### [Short problem]
Output nothing but the lines from the one with "Reproduce this chart" through the one with "saturation=1, ax=ax, edgecolor=bar_color, linewidth=0)", including both. Leave the pictures out of the copy.

== Data for this exercise ==

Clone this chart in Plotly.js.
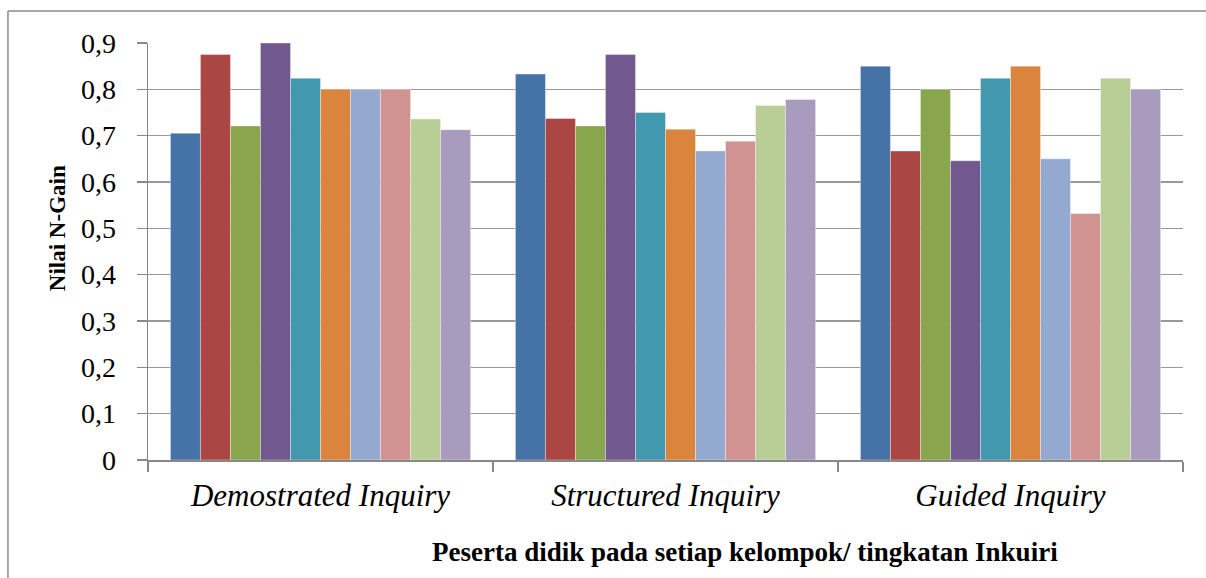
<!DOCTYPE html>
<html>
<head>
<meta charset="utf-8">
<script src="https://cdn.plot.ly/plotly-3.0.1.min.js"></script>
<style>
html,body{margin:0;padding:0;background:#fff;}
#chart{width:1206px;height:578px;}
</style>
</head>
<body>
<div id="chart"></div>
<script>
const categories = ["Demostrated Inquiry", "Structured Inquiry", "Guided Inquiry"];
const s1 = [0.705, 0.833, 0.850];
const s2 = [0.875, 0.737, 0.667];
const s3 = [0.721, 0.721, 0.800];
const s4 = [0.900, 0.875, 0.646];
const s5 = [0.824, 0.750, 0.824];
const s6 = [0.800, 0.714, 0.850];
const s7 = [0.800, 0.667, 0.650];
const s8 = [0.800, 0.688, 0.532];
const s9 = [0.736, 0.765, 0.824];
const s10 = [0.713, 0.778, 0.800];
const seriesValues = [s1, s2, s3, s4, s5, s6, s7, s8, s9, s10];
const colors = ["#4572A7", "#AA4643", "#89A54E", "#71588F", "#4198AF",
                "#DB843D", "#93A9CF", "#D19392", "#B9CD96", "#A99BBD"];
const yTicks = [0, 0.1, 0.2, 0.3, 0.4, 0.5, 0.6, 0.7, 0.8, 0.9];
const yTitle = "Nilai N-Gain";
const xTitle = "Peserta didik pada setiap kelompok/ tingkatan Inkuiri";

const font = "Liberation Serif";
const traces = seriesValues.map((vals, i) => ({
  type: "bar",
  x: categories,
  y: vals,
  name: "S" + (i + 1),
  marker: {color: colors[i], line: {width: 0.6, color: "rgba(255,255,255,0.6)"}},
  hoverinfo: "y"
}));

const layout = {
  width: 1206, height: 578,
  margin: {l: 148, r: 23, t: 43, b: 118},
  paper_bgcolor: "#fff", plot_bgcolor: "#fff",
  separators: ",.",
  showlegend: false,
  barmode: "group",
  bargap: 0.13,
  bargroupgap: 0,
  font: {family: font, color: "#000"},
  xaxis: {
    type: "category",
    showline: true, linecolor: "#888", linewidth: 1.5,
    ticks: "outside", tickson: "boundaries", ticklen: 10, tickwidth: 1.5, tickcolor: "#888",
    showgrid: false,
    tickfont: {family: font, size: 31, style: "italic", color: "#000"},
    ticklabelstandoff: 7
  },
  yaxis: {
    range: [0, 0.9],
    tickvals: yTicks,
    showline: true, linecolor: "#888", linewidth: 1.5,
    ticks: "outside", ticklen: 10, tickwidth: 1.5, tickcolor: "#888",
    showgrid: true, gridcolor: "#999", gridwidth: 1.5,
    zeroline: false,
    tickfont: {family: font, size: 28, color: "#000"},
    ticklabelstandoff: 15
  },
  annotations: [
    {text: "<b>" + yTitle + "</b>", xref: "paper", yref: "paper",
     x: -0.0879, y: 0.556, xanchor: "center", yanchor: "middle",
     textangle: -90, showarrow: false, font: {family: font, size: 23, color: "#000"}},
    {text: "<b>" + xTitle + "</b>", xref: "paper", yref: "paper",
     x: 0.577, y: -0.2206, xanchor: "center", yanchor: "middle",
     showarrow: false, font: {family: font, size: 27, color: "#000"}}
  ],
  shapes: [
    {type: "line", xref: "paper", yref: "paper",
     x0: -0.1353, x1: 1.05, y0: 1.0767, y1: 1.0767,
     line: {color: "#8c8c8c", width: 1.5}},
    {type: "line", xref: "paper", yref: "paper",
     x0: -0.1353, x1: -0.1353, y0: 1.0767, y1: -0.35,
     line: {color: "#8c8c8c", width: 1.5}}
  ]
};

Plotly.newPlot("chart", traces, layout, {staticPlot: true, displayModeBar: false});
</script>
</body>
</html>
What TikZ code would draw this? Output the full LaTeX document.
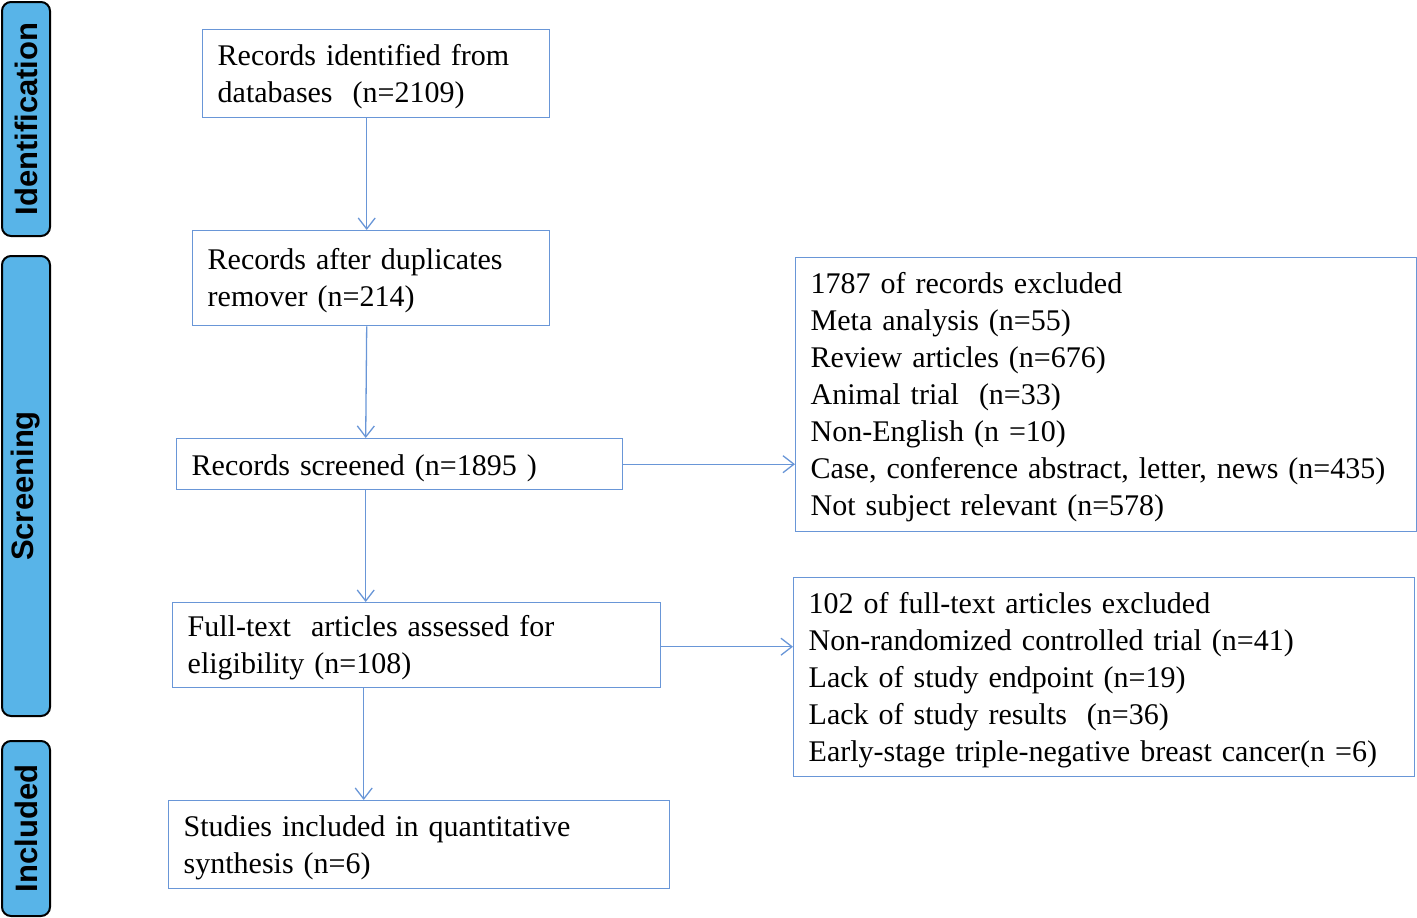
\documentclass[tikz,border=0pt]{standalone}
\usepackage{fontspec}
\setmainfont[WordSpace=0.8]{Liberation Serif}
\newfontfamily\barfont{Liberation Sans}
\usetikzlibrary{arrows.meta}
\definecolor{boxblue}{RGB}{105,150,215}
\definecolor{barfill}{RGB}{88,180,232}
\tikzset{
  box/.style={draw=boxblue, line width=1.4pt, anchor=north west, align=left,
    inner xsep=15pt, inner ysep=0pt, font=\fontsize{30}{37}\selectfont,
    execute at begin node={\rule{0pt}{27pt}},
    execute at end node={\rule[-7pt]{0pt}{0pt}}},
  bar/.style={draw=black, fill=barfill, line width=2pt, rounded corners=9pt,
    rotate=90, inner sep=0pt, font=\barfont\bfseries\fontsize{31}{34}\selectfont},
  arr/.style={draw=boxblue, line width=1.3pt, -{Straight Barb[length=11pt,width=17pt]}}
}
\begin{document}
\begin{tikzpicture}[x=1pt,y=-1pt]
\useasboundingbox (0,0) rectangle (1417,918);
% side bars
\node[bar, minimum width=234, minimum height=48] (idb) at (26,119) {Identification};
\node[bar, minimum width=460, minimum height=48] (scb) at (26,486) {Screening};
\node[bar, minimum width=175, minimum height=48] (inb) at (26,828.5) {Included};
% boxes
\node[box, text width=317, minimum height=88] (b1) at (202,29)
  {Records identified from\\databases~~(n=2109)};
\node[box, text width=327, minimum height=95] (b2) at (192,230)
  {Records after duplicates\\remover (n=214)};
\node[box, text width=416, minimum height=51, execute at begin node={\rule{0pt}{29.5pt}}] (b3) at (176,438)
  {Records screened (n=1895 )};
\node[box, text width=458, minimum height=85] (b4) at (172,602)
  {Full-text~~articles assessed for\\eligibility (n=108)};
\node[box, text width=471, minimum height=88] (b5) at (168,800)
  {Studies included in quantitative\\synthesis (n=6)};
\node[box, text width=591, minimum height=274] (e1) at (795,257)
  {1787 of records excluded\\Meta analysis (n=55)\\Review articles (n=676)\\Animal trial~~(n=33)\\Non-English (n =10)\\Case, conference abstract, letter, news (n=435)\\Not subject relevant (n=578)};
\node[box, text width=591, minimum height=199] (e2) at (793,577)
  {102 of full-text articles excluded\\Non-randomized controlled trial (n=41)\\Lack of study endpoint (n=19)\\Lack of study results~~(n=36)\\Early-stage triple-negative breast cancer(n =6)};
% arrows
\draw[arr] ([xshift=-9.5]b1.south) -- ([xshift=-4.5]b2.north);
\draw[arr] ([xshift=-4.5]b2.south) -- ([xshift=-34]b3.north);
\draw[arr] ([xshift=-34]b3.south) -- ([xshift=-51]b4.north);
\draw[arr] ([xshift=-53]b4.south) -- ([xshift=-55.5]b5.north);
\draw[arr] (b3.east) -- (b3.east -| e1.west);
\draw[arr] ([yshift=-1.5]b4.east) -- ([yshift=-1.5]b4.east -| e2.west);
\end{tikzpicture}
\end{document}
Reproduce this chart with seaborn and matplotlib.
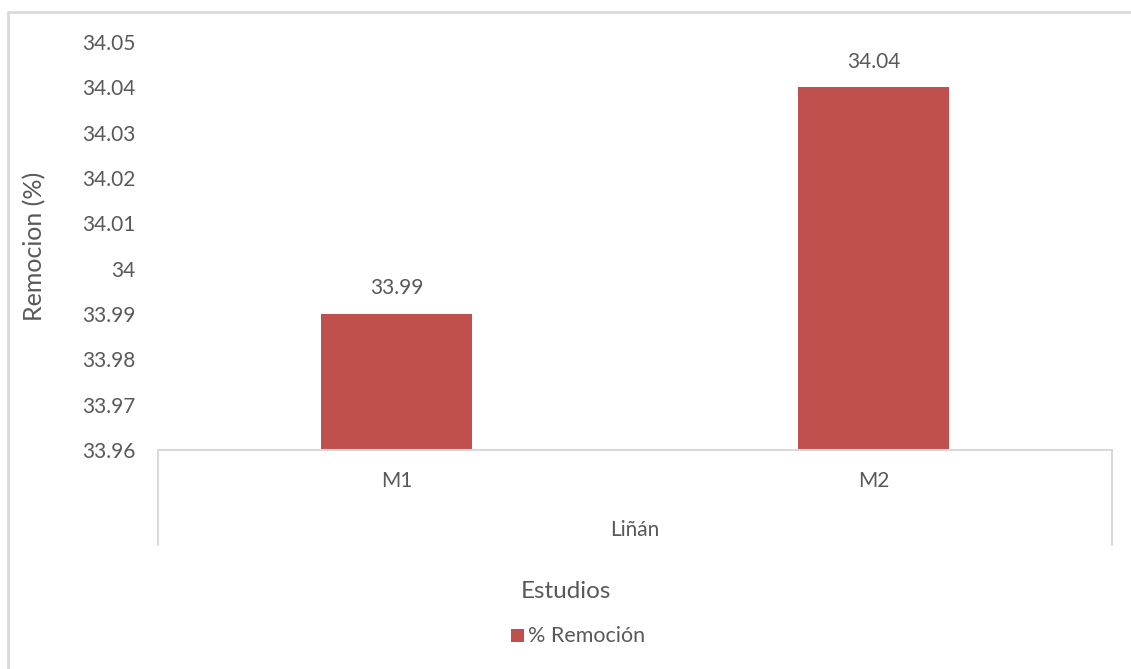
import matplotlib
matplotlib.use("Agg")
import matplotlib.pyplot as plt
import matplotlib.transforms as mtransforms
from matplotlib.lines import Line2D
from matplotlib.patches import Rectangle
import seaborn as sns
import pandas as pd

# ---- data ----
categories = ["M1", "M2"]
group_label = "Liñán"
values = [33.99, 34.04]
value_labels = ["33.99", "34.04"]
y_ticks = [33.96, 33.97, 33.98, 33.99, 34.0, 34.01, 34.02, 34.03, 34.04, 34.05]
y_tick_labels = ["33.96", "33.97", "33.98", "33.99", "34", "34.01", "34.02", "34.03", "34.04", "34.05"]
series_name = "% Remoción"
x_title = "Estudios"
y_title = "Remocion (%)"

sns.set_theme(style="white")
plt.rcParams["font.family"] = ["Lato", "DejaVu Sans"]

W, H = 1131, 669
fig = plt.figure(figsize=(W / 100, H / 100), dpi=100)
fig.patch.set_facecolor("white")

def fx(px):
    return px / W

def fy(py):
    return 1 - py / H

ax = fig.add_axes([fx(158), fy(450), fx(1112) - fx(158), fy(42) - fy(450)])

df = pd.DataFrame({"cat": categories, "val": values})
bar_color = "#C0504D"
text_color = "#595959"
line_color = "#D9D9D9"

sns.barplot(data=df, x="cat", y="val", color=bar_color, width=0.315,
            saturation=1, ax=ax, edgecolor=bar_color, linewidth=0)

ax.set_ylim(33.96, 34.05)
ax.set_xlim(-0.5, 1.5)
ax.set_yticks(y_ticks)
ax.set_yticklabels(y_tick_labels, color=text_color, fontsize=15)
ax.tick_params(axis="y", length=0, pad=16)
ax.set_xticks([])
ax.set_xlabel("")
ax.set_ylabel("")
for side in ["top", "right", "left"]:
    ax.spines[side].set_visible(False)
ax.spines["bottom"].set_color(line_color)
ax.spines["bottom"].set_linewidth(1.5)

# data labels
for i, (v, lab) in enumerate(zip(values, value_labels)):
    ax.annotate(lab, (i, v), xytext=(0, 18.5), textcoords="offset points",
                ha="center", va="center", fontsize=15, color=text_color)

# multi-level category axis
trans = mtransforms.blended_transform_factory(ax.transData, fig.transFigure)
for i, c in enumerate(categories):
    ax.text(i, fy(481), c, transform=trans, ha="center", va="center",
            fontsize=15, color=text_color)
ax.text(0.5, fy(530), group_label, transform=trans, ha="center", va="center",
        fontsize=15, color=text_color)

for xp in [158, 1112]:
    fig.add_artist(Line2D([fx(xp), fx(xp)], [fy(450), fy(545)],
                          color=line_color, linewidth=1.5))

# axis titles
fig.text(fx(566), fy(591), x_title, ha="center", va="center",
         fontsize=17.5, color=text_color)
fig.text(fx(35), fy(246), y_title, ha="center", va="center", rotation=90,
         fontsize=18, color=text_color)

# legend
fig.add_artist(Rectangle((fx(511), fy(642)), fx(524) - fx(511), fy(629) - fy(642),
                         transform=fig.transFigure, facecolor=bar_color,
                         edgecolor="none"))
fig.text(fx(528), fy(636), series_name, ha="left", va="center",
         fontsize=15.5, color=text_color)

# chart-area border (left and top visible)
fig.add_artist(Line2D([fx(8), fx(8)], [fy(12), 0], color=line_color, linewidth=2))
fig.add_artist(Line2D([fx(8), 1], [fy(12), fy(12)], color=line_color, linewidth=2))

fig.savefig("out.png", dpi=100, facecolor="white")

===

### [Final result]
Reproduce this chart with seaborn and matplotlib.
import matplotlib
matplotlib.use("Agg")
import matplotlib.pyplot as plt
import matplotlib.transforms as mtransforms
from matplotlib.lines import Line2D
from matplotlib.patches import Rectangle
import seaborn as sns
import pandas as pd

# ---- data ----
categories = ["M1", "M2"]
group_label = "Liñán"
values = [33.99, 34.04]
value_labels = ["33.99", "34.04"]
y_ticks = [33.96, 33.97, 33.98, 33.99, 34.0, 34.01, 34.02, 34.03, 34.04, 34.05]
y_tick_labels = ["33.96", "33.97", "33.98", "33.99", "34", "34.01", "34.02", "34.03", "34.04", "34.05"]
series_name = "% Remoción"
x_title = "Estudios"
y_title = "Remocion (%)"

sns.set_theme(style="white")
plt.rcParams["font.family"] = ["Lato", "DejaVu Sans"]

W, H = 1131, 669
fig = plt.figure(figsize=(W / 100, H / 100), dpi=100)
fig.patch.set_facecolor("white")

def fx(px):
    return px / W

def fy(py):
    return 1 - py / H

ax = fig.add_axes([fx(158), fy(450), fx(1112) - fx(158), fy(42) - fy(450)])

df = pd.DataFrame({"cat": categories, "val": values})
bar_color = "#C0504D"
text_color = "#595959"
line_color = "#D9D9D9"

sns.barplot(data=df, x="cat", y="val", color=bar_color, width=0.315,
            saturation=1, ax=ax, edgecolor=bar_color, linewidth=0)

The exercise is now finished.